Converting the bits of a vector to a decimal integer

Question

I am trying to convert the bits of a vector into a decimal integer. My program is a variable linear feedback shift register. At first it asks the user for the length of the initial sequence of the LFSR, then it asks for the sequence itself and the position of the bits to be xored. So if I entered 4 for the length of the sequence, 1110 for the bit sequence and 20 for polynomial, the key is 0111100, it is stored in a vector keyReg, I tried converting it into a decimal number by using a for condition:

for ( unsigned int i = 0; i < keyReg.size(); i++)
 {
  if (keyReg[i]==1)
   {
    key = key+(2^i);
    cout << key << "\n";
   }
 }

But that is not producing the correct decimal equivalent to 0111100. What to do?
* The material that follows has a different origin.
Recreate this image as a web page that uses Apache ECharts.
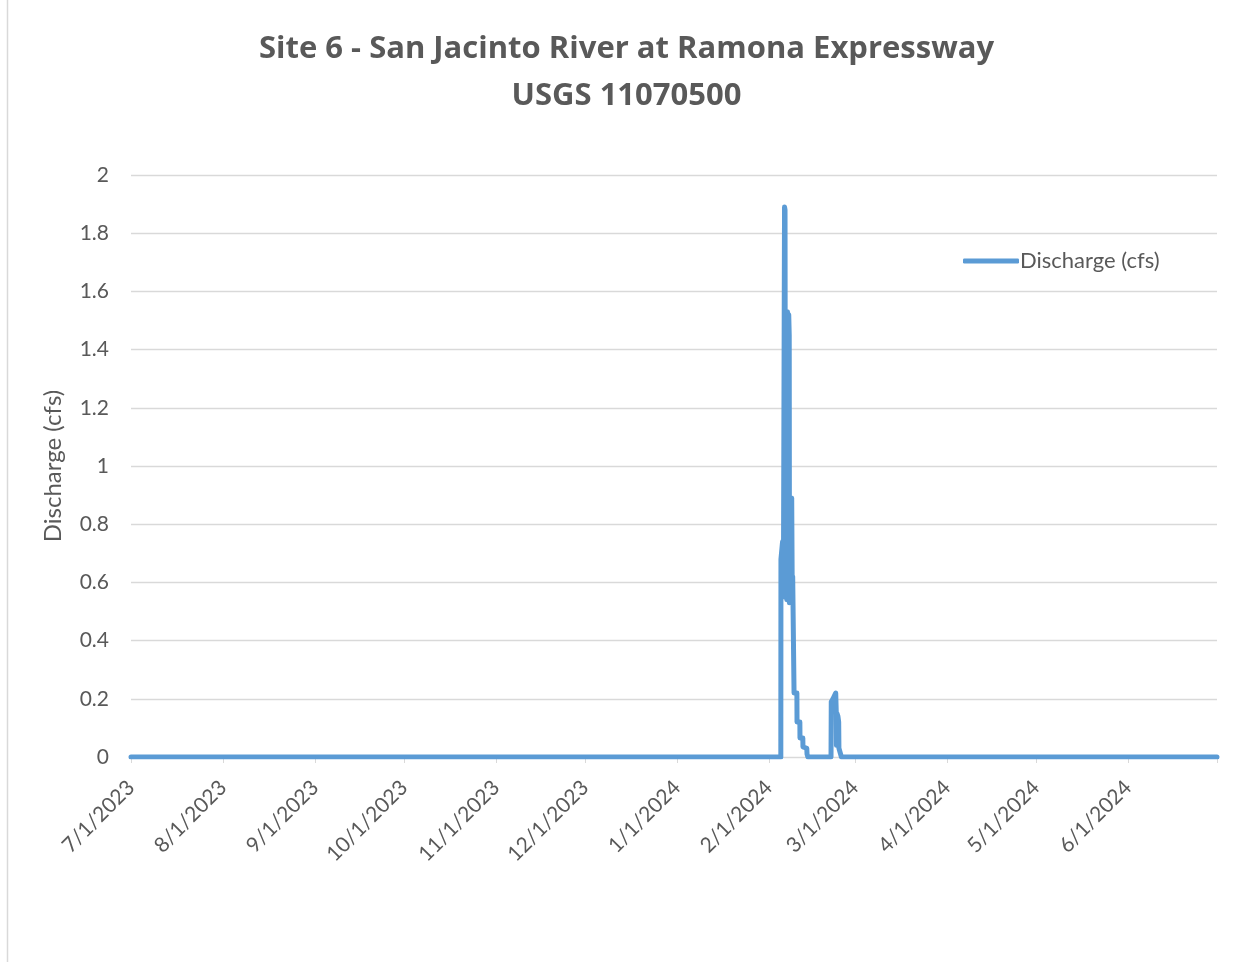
<!DOCTYPE html>
<html>
<head>
<meta charset="utf-8">
<title>Site 6 - San Jacinto River at Ramona Expressway</title>
<script src="https://cdn.jsdelivr.net/npm/echarts@6/dist/echarts.min.js"></script>
<style>
  html, body { margin: 0; padding: 0; background: #fff; }
  #chart { width: 1253px; height: 962px; }
</style>
</head>
<body>
<div id="chart"></div>
<script>
// discharge readings (cfs)
const flowTimes = [
  '2023-07-01 00:00', '2024-02-05 00:00', '2024-02-05 01:00', '2024-02-05 14:00',
  '2024-02-05 18:00', '2024-02-05 22:00', '2024-02-06 06:00', '2024-02-06 10:00',
  '2024-02-06 14:00', '2024-02-06 20:00', '2024-02-07 00:00', '2024-02-07 06:00',
  '2024-02-07 12:00', '2024-02-07 16:00', '2024-02-07 20:00', '2024-02-07 22:00',
  '2024-02-08 04:00', '2024-02-08 10:00', '2024-02-08 16:00', '2024-02-08 20:00',
  '2024-02-09 00:00', '2024-02-09 10:00', '2024-02-09 11:00', '2024-02-10 10:00',
  '2024-02-10 11:00', '2024-02-11 10:00', '2024-02-11 11:00', '2024-02-12 10:00',
  '2024-02-12 11:00', '2024-02-13 18:00', '2024-02-13 20:00', '2024-02-14 03:00',
  '2024-02-21 22:00', '2024-02-22 00:00', '2024-02-22 14:00', '2024-02-23 12:00',
  '2024-02-23 16:00', '2024-02-23 18:00', '2024-02-23 22:00', '2024-02-24 06:00',
  '2024-02-24 12:00', '2024-02-24 14:00', '2024-02-24 22:00', '2024-02-25 10:00',
  '2024-06-30 23:45'
];
const flowValues = [
  0, 0, 0.68, 0.74,
  0.55, 0.72, 1.89, 1.88,
  0.55, 1.2, 0.54, 1.53,
  0.55, 1.52, 1.45, 0.53,
  0.89, 0.55, 0.89, 0.6,
  0.62, 0.62, 0.22, 0.22,
  0.12, 0.12, 0.065, 0.065,
  0.035, 0.03, 0.01, 0,
  0, 0.19, 0.2, 0.22,
  0.16, 0.04, 0.15, 0.14,
  0.12, 0.03, 0.03, 0,
  0
];
const yTicks = [0, 0.2, 0.4, 0.6, 0.8, 1, 1.2, 1.4, 1.6, 1.8, 2];
const xStart = '2023-07-01 00:00';
const xEnd = '2024-07-01 00:00';

const font = 'Lato, "Open Sans", sans-serif';
const grey = '#595959';
const endTime = echarts.time.parse(xEnd).getTime();

let myChart = echarts.init(document.getElementById('chart'));

myChart.setOption({
  animation: false,
  backgroundColor: '#fff',
  textStyle: { fontFamily: font },
  title: {
    text: 'Site 6 - San Jacinto River at Ramona Expressway\nUSGS 11070500',
    left: 'center',
    top: 21,
    textStyle: {
      fontFamily: '"Open Sans", Lato, sans-serif',
      fontSize: 31,
      fontWeight: 'bold',
      color: grey,
      lineHeight: 47
    }
  },
  legend: {
    left: 958,
    top: 245,
    icon: 'roundRect',
    itemWidth: 56,
    itemHeight: 5,
    textStyle: { fontFamily: font, fontSize: 22, color: grey, padding: [0, 0, 0, -4] }
  },
  grid: { left: 131, right: 36, top: 175, bottom: 205, containLabel: false },
  xAxis: {
    type: 'time',
    min: xStart,
    max: xEnd,
    splitNumber: 12,
    minInterval: 28 * 86400000,
    maxInterval: 31 * 86400000,
    axisLine: { lineStyle: { color: '#d9d9d9', width: 1 } },
    axisTick: { show: true, length: 6, lineStyle: { color: '#d9d9d9' } },
    splitLine: { show: false },
    axisLabel: {
      rotate: 45,
      margin: 27,
      fontSize: 21,
      color: grey,
      fontFamily: font,
      formatter: function (v) {
        if (v >= endTime) return '';
        const d = new Date(v);
        return (d.getMonth() + 1) + '/' + d.getDate() + '/' + d.getFullYear();
      }
    }
  },
  yAxis: {
    type: 'value',
    min: yTicks[0],
    max: yTicks[yTicks.length - 1],
    interval: 0.2,
    name: 'Discharge (cfs)',
    nameLocation: 'middle',
    nameGap: 66,
    nameTextStyle: { fontFamily: font, fontSize: 24, color: grey },
    axisLine: { show: false },
    axisTick: { show: false },
    splitLine: { lineStyle: { color: '#d9d9d9', width: 1.3 } },
    axisLabel: { fontSize: 21, color: grey, fontFamily: font, margin: 22 }
  },
  series: [
    {
      name: 'Discharge (cfs)',
      type: 'line',
      showSymbol: false,
      symbol: 'none',
      color: '#5b9bd5',
      lineStyle: { width: 5, color: '#5b9bd5', join: 'round', cap: 'round' },
      data: flowTimes.map((t, i) => [t, flowValues[i]])
    }
  ],
  graphic: [
    {
      type: 'line',
      shape: { x1: 7.5, y1: 0, x2: 7.5, y2: 962 },
      style: { stroke: '#d9d9d9', lineWidth: 1.5 }
    }
  ]
});
</script>
</body>
</html>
Here is the full program:

#include <iostream>  //Standard library.
#include <boost/dynamic_bitset.hpp>    //Library for 10 handling.
#include <vector>    //Variable size array.
#include <algorithm> //We use sorting from it.

using namespace std;

int main()
{
 int y = 0;
 int turnCount = 0;
 int count1 = 0, count0 = 0;
 int xx = 0;
 int polyLoc;
 int key = 0;
 boost::dynamic_bitset<> inpSeq(5);
 boost::dynamic_bitset<> operSeq(5);
 boost::dynamic_bitset<> bit(5);
 vector <int> xorArray;
 vector <int> keyReg;
 cout << "What is the legnth of the sequence?";
 cin >> xx;
 inpSeq.resize(xx);
 operSeq.resize(xx);
 bit.resize(xx);
 cout << "Enter a bit sequence: \n";
 cin >> inpSeq;
 int seq_end = inpSeq.size() - 1;
 cout << "Enter polynomial:";
 cin >> polyLoc;
 while(polyLoc>0)
 {
  xorArray.push_back(polyLoc%10);
  polyLoc/=10;
 }
 sort(xorArray.rbegin(), xorArray.rend());
 cout << "\n";
 operSeq = inpSeq;
 keyReg.push_back(inpSeq[0]);
  int x = xorArray[0];
  do {
  for (unsigned int r = 1; r < xorArray.size(); r++)
  {
  bit[seq_end] = operSeq[x];
  y = xorArray[r];
  bit[seq_end] = bit[seq_end] ^ operSeq[y];
  }
  operSeq >>= 1;
  operSeq[seq_end]  = bit[seq_end];
  keyReg.push_back(operSeq[0]);
  turnCount ++;
  cout << operSeq << "\n";
 }
 while ((operSeq != inpSeq) && (turnCount < 1024));
 cout << "Generated key is: ";
 for (unsigned int k = 0; k < keyReg.size(); k++)
  {
  cout  <<  keyReg[k];
  }
 cout << "\n";
 cout << "Bit 1 positions: ";
 for ( unsigned int g = 0; g < xorArray.size(); g++)
 {
  cout << xorArray[g];
 }
 cout << "\n";
 cout << "Key length is: " << keyReg.size();
 cout << "\n";
 for ( unsigned int i = 0; i < keyReg.size(); i++)
 {
  if (keyReg[i]==1)
   {
    count1++;
   }
  else {
    count0++;
  }
 }
 cout << "Number of 0's: " << count0 << "\n";
 cout << "Number of 1's: " << count1 << "\n";
 if ( keyReg.size()%2 ==0)
  {
   cout << "key length is even. \n";
   if (count1==count0)
    {
   cout << "Key is perfect! \n";
    }
  else {
   cout << "Key is not perfect! \n";
    }
 }
  else
   {
  cout << "key length is odd. \n";
   if  ((count1==count0+1) || (count0==count1+1))
    {
   cout << "Key is perfect! \n";
    }
  else {
   cout << "Key is not perfect! \n";
    }
   }
for ( unsigned int i = 0; i < keyReg.size(); i++)
 {
  if (keyReg[i]==1)
   {
    key = key+(2^i);
    cout << key << "\n";
   }
 }
cout << "Key is " << key << "\n"; 
cin.get();
}

Answer 1

I think you meant:

for ( unsigned int i = 0; i < keyReg.size(); i++)
 {
  if (keyReg[i]==1)
   {
    key = key+(1 << i); // this is 2^i
    cout << key << "\n";
   }
 }

^ is a bitwise operator for XOR so the code was "valid" from the compiler's point of view.

Why it works:

I cannot find a relevant question but "(1 << i)" was explained somewhere else. 1 is treated as an integer. Then operator<< on integer is a bitwise left shift (by i places).

So it makes 000001 and shifts it left, e.g. when i is 3 it produces 001000. Effectively producing 2^i integer.

Of course one could use something more explicit, however std::pow is defined only for floating point types, so one would need to use some conversions.

(1 << i) also poses some safety concerns. You need to take care of the type of the values you use for shifting (their size), and value you use for shifting, writing (1<<128) might give some unexpected results. Anyway it is the best way to get 2^i for most cases IMO.